If I am asked whether or not I’m patriotic, I’d say that I am, without question. I love my country. However, it’s hard to be a Black woman in America who has lived on the East and West coasts, the South and Midwest and not have stipulations attached to my patriotism.
I was born and raised in Detroit at a time when the city was going through a transformation. By the time I was old enough to attend school, racial uprisings were in full effect. Black Power was going strong and we were living it out to its fullest, from promoting Black literature through Dudley Randall’s Broadside Press to marches and public platforms to the increase of public service, education and first responders. By 4th grade, Coleman Young, our first Black mayor, had been elected.
A new sense of pride was looming in the air. Motown was still poppin’. Even my mom, while studying for a degree in a conservative field like accounting, was in the Miss Soul Pageant, displaying her cultural and social identity.
My teachers didn’t just teach the three Rs, we learned Black history, public speaking, cultural awareness (thanks Edythe Chapman & Calvin Summers) in performing arts class. My science teacher, Mrs. Lois Woods, was a smart and beautiful young Black woman. We learned about the diverse styles of our music and sub-genres from the incredible, no nonsense music teacher, Ms. Faye Joyce Davis.

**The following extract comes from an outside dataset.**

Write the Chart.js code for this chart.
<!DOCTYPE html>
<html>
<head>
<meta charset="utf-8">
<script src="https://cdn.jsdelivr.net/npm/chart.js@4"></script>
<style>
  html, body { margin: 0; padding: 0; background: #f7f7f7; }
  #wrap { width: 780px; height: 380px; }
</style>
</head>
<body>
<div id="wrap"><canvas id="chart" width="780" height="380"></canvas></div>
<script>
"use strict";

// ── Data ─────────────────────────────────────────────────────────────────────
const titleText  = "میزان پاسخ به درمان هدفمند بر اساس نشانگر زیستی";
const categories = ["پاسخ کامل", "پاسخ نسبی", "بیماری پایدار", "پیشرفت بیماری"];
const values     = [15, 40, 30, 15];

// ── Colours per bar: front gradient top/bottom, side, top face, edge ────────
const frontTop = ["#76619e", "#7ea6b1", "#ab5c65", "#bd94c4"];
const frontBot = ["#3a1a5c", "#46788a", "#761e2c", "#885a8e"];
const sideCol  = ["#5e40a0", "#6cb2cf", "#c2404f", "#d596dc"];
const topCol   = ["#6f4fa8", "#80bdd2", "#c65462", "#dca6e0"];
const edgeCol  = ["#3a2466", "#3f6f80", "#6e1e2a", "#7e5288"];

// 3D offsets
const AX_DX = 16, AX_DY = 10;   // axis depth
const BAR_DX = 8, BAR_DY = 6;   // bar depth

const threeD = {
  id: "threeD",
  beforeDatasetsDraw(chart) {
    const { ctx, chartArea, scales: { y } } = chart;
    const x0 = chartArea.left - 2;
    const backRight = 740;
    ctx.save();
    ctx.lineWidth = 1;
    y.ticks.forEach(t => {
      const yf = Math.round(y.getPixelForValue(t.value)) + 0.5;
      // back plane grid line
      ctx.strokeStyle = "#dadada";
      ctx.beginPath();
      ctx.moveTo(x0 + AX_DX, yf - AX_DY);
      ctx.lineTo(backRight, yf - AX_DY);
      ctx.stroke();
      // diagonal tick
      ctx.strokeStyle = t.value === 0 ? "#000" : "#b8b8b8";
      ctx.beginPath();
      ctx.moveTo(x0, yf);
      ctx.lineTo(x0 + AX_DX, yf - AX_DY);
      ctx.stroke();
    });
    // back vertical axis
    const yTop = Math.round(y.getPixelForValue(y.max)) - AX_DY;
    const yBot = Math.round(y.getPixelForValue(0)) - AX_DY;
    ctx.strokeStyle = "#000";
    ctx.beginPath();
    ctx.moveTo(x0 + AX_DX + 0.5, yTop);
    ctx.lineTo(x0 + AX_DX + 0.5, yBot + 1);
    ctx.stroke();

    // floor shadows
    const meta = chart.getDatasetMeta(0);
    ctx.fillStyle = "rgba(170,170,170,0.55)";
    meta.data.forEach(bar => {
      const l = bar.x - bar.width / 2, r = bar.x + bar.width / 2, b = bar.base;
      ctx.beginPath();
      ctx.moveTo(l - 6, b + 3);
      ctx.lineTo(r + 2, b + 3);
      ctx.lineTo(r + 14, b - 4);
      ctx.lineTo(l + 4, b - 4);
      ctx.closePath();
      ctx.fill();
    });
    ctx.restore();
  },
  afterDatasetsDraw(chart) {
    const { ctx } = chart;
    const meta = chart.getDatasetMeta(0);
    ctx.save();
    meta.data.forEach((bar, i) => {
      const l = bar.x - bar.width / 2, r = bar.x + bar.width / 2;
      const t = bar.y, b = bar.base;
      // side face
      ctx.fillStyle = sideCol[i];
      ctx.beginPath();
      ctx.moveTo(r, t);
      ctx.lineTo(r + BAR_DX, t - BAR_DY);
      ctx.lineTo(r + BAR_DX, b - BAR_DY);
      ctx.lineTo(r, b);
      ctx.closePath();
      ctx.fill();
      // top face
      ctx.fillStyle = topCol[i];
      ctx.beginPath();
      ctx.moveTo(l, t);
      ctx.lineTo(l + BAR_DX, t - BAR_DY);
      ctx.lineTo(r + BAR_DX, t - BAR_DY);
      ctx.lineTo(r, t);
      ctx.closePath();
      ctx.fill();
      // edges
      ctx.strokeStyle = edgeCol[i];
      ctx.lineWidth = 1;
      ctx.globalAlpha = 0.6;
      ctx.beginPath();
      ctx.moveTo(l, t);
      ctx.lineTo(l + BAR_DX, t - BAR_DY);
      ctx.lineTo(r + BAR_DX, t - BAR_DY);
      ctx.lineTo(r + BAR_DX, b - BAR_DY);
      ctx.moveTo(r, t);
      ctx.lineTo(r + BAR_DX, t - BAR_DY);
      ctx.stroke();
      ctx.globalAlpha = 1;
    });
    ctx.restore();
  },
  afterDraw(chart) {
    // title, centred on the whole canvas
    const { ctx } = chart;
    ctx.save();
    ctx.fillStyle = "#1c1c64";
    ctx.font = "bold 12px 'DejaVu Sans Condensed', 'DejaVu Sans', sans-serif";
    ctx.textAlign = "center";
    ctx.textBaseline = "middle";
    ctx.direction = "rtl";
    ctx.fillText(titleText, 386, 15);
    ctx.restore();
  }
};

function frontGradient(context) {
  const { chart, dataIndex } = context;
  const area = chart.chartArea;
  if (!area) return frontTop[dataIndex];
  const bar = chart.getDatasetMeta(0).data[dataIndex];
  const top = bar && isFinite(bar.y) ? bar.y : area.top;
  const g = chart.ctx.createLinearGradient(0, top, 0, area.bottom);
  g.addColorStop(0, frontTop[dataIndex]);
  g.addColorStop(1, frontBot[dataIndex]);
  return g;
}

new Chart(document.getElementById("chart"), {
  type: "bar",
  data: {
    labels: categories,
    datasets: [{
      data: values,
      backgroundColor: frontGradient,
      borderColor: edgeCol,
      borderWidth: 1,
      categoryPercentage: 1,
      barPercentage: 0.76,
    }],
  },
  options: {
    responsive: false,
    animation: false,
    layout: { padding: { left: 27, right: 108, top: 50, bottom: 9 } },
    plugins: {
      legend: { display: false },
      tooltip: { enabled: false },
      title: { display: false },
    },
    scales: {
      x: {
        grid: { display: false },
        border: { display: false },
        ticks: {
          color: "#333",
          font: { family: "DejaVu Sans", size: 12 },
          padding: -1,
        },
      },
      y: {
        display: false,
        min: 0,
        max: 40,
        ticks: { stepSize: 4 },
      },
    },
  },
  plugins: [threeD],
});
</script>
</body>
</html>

You may wonder what any of this has to do with the presidency right?
Well…Each night, my bedtime reading is The Washington Post. Who, by the way, can thank President Trump for their resurgence of great editorial content as these hopeful fictitious acts morph into reality each day.
My grade school memories were so incredible, thanks to the teachers at Keidan Elementary School, that I learned life’s lessons that are a part of my internal fiber. We were taught to love our country with all of its flaws and injustices, while learning that someday this country would be ours to manage and mold.

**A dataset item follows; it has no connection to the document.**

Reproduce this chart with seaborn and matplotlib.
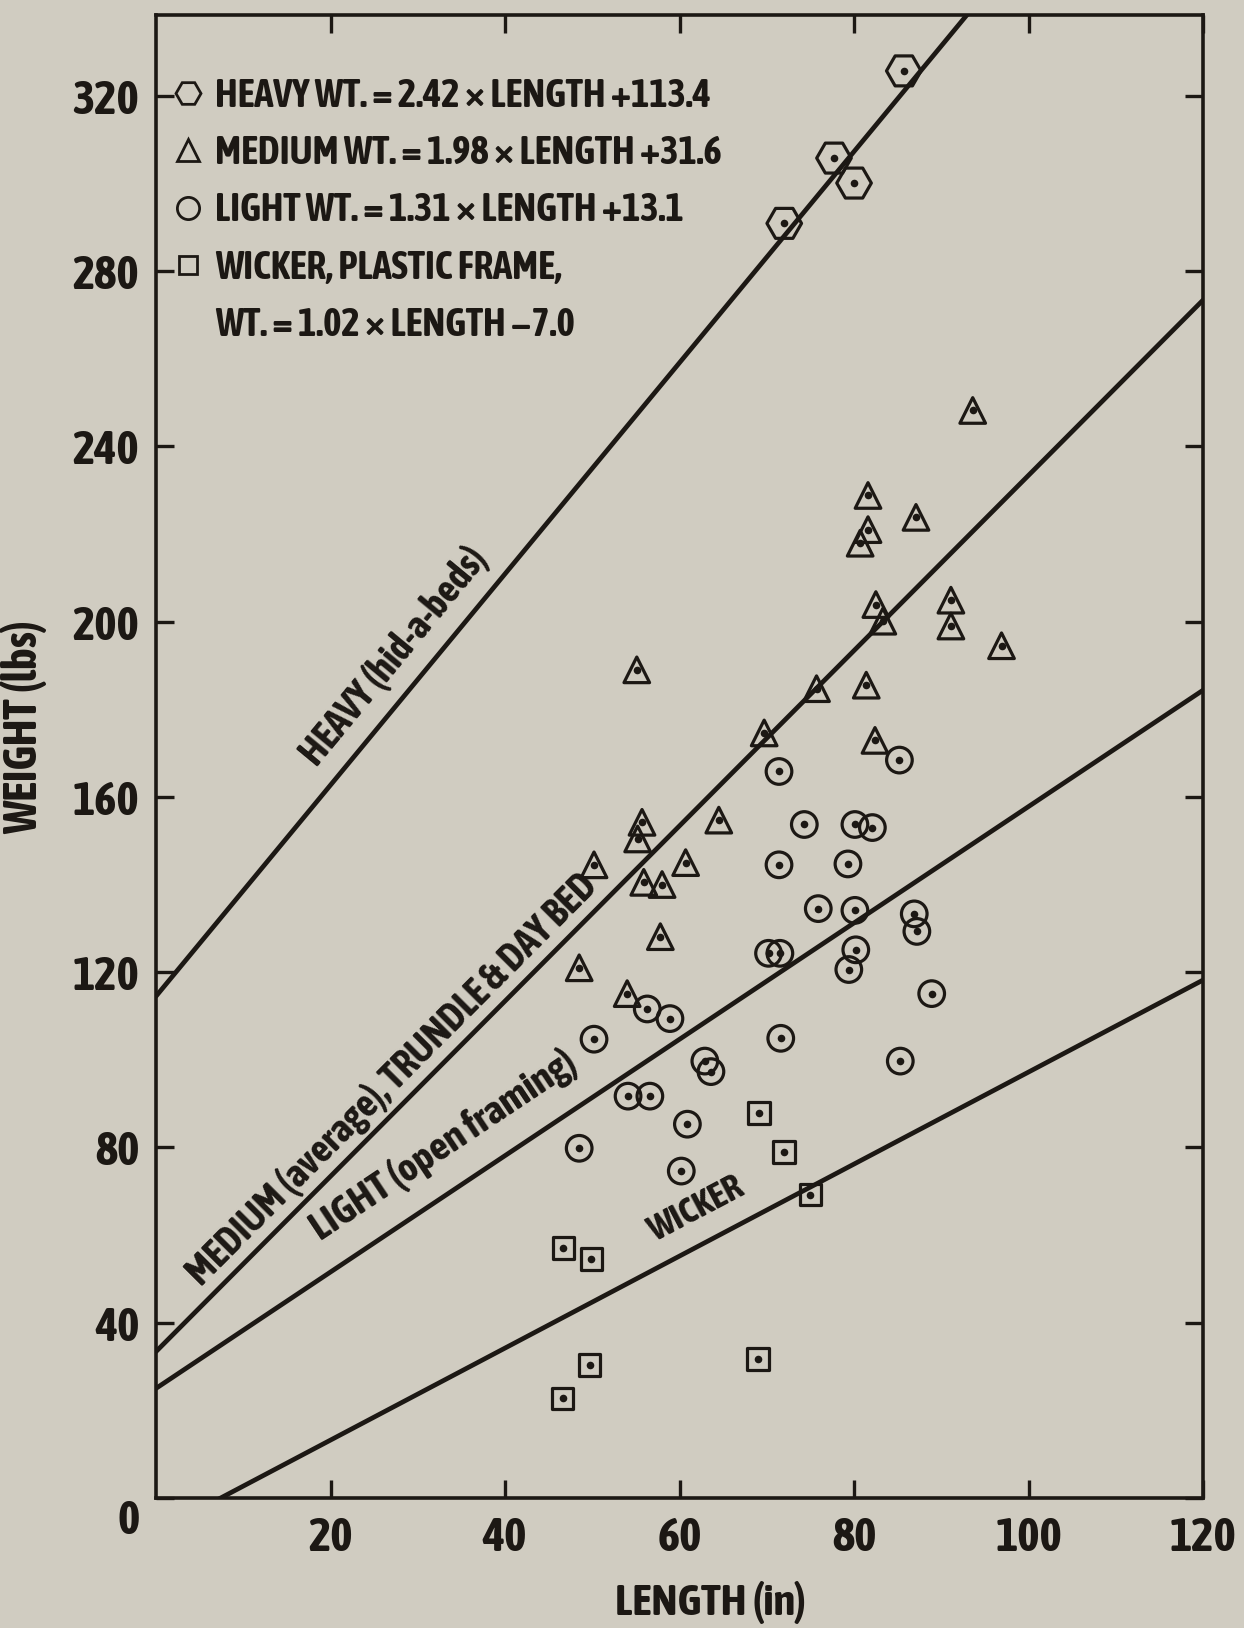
import numpy as np
import pandas as pd
import matplotlib.pyplot as plt
import seaborn as sns
from matplotlib.lines import Line2D
from matplotlib import font_manager as fm

# points: length (in), weight (lbs)
heavy_len = [85.7, 77.7, 80.0, 72.0]
heavy_wt = [325.7, 305.8, 300.1, 290.9]

medium_len = [93.6, 81.6, 81.6, 80.7, 87.1, 82.5, 83.3, 91.1, 91.1, 96.9, 55.1,
              75.7, 81.4, 82.4, 69.7, 64.5, 55.7, 55.2, 50.2, 60.7, 55.9, 58.0,
              57.8, 48.5, 54.0]
medium_wt = [248.2, 228.8, 221.0, 217.9, 223.8, 203.9, 200.1, 204.9, 199.0, 194.5,
             189.0, 184.7, 185.5, 172.9, 174.6, 154.7, 154.2, 150.4, 144.5, 145.0,
             140.5, 140.0, 128.1, 121.0, 115.1]

light_len = [85.2, 71.4, 74.3, 80.1, 82.1, 71.4, 79.3, 75.9, 80.1, 86.9, 87.2,
             70.2, 71.5, 80.2, 79.4, 88.9, 56.3, 58.9, 50.2, 71.6, 62.9, 63.6,
             85.3, 54.1, 56.6, 60.9, 48.5, 60.2]
light_wt = [168.4, 165.8, 153.7, 153.7, 153.0, 144.5, 144.7, 134.5, 134.1, 133.3,
            129.3, 124.3, 124.3, 125.1, 120.6, 115.1, 111.6, 109.4, 104.7, 104.9,
            99.7, 97.3, 99.7, 91.7, 91.7, 85.3, 79.8, 74.6]

wicker_len = [69.1, 72.0, 75.0, 46.7, 49.9, 49.7, 69.0, 46.6]
wicker_wt = [87.9, 78.9, 69.2, 57.1, 54.5, 30.3, 31.7, 22.7]

# fitted lines as drawn on the chart
line_names = ["HEAVY", "MEDIUM", "LIGHT", "WICKER"]
line_slope = [2.41, 2.0, 1.328, 1.05]
line_icpt = [114.5, 33.4, 25.0, -7.8]

line_text = ["HEAVY (hid-a-beds)", "MEDIUM (average), TRUNDLE & DAY BED",
             "LIGHT (open framing)", "WICKER"]
line_text_x = [27.3, 27.0, 33.0, 61.9]
line_text_y = [192.1, 95.5, 80.5, 65.8]
line_text_size = [28, 28, 29, 26]

legend_labels = ["HEAVY WT. = 2.42 × LENGTH +113.4",
                 "MEDIUM WT. = 1.98 × LENGTH +31.6",
                 "LIGHT WT. = 1.31 × LENGTH +13.1",
                 "WICKER, PLASTIC FRAME,",
                 "WT. = 1.02 × LENGTH −7.0"]

xticks = [20, 40, 60, 80, 100, 120]
yticks = [0, 40, 80, 120, 160, 200, 240, 280, 320]

ink = "#1c1814"
paper = "#d0ccc1"

# look for a narrow / condensed face, the original lettering is condensed
narrow = None
stretch = "normal"
for f in fm.fontManager.ttflist:
    st = str(f.stretch)
    if "Narrow" in f.name or "Condensed" in f.name or "condensed" in st:
        if narrow is None or "Bold" in f.fname or "bold" in str(f.weight):
            narrow = f.name
            stretch = f.stretch
            if "DejaVu" not in f.name:
                break

sns.set_style("ticks")
if narrow:
    plt.rcParams["font.family"] = [narrow, "DejaVu Sans"]
    plt.rcParams["font.stretch"] = stretch
    fs = 1.0
else:
    plt.rcParams["font.family"] = ["Roboto", "DejaVu Sans"]
    fs = 0.85
plt.rcParams["font.weight"] = "bold"

fig = plt.figure(figsize=(12.44, 16.28), dpi=100, facecolor=paper)
ax = fig.add_axes([0.1254, 0.0799, 0.8417, 0.911])
ax.set_facecolor(paper)

groups = {
    "heavy": (heavy_len, heavy_wt, "H", 620),
    "medium": (medium_len, medium_wt, "^", 340),
    "light": (light_len, light_wt, "o", 340),
    "wicker": (wicker_len, wicker_wt, "s", 240),
}
for name, (xs, ys, mk, size) in groups.items():
    df = pd.DataFrame({"length": xs, "weight": ys})
    sns.scatterplot(data=df, x="length", y="weight", marker=mk, s=size,
                    facecolor="none", edgecolor=ink, linewidth=2.3, ax=ax, zorder=3)
    sns.scatterplot(data=df, x="length", y="weight", marker="o", s=30,
                    color=ink, edgecolor=ink, linewidth=0, ax=ax, zorder=4)

xx = np.array([0.0, 120.0])
lines = pd.concat([pd.DataFrame({"x": xx, "y": b + m * xx, "kind": n})
                   for n, m, b in zip(line_names, line_slope, line_icpt)])
sns.lineplot(data=lines, x="x", y="y", units="kind", estimator=None,
             color=ink, linewidth=3.4, ax=ax, zorder=2)

for txt, tx, ty, m, sz in zip(line_text, line_text_x, line_text_y, line_slope, line_text_size):
    ax.text(tx, ty, txt, rotation=np.degrees(np.arctan(m)), transform_rotates_text=True,
            rotation_mode="anchor", ha="center", va="center", fontsize=sz * fs,
            fontweight="bold", color=ink)

handles = [
    Line2D([], [], marker="H", ls="none", mfc="none", mec=ink, ms=18, mew=2),
    Line2D([], [], marker="^", ls="none", mfc="none", mec=ink, ms=16, mew=2),
    Line2D([], [], marker="o", ls="none", mfc="none", mec=ink, ms=16, mew=2),
    Line2D([], [], marker="s", ls="none", mfc="none", mec=ink, ms=13, mew=2),
    Line2D([], [], ls="none"),
]
leg = ax.legend(handles, legend_labels, loc="upper left", bbox_to_anchor=(-0.018, 0.982),
                frameon=False, handlelength=0.8, handletextpad=0.3, labelspacing=0.5,
                prop={"size": 28 * fs, "weight": "bold"}, labelcolor=ink)

ax.set_xlim(0, 120)
ax.set_ylim(0, 338.5)
ax.set_xticks(xticks)
ax.set_yticks(yticks)
ax.tick_params(direction="in", length=13, width=2.4, color=ink, top=True, right=True,
               labelsize=34 * fs, labelcolor=ink)
ax.tick_params(axis="y", pad=12)
ax.tick_params(axis="x", pad=12)
for lab in ax.get_xticklabels() + ax.get_yticklabels():
    lab.set_fontweight("bold")
ax.get_yticklabels()[0].set_verticalalignment("top")
for sp in ax.spines.values():
    sp.set_linewidth(2.6)
    sp.set_color(ink)

ax.set_xlabel("LENGTH (in)", fontsize=32 * fs, fontweight="bold", color=ink)
ax.xaxis.set_label_coords(0.53, -0.056)
ax.set_ylabel("WEIGHT (lbs)", fontsize=33 * fs, fontweight="bold", color=ink)
ax.yaxis.set_label_coords(-0.104, 0.52)

fig.savefig("out.png", dpi=100, facecolor=paper)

But never could Ms. Asher, my kindergarten teacher, have told me we’d be trying to understand politics and our roles as we watch the leader of the free world give orders via his cell phone. I don’t believe Ms. Chapman would have said speaking to the press and public about life-threatening concerns like healthcare would be led off by a letter written by a 9-year-old named Pickles.
I’m sure the life’s lessons encouraging us to follow the “golden rule” never anticipated a character like “The Mooch.”
I read these articles after nightfall, which might not be a good idea since it doesn’t always support healthy dream patterns.
But I think there is something subliminal that keeps me hoping this night reading might turn the bad realities into dreams and I’ll wake up to discover none of this really ever happened.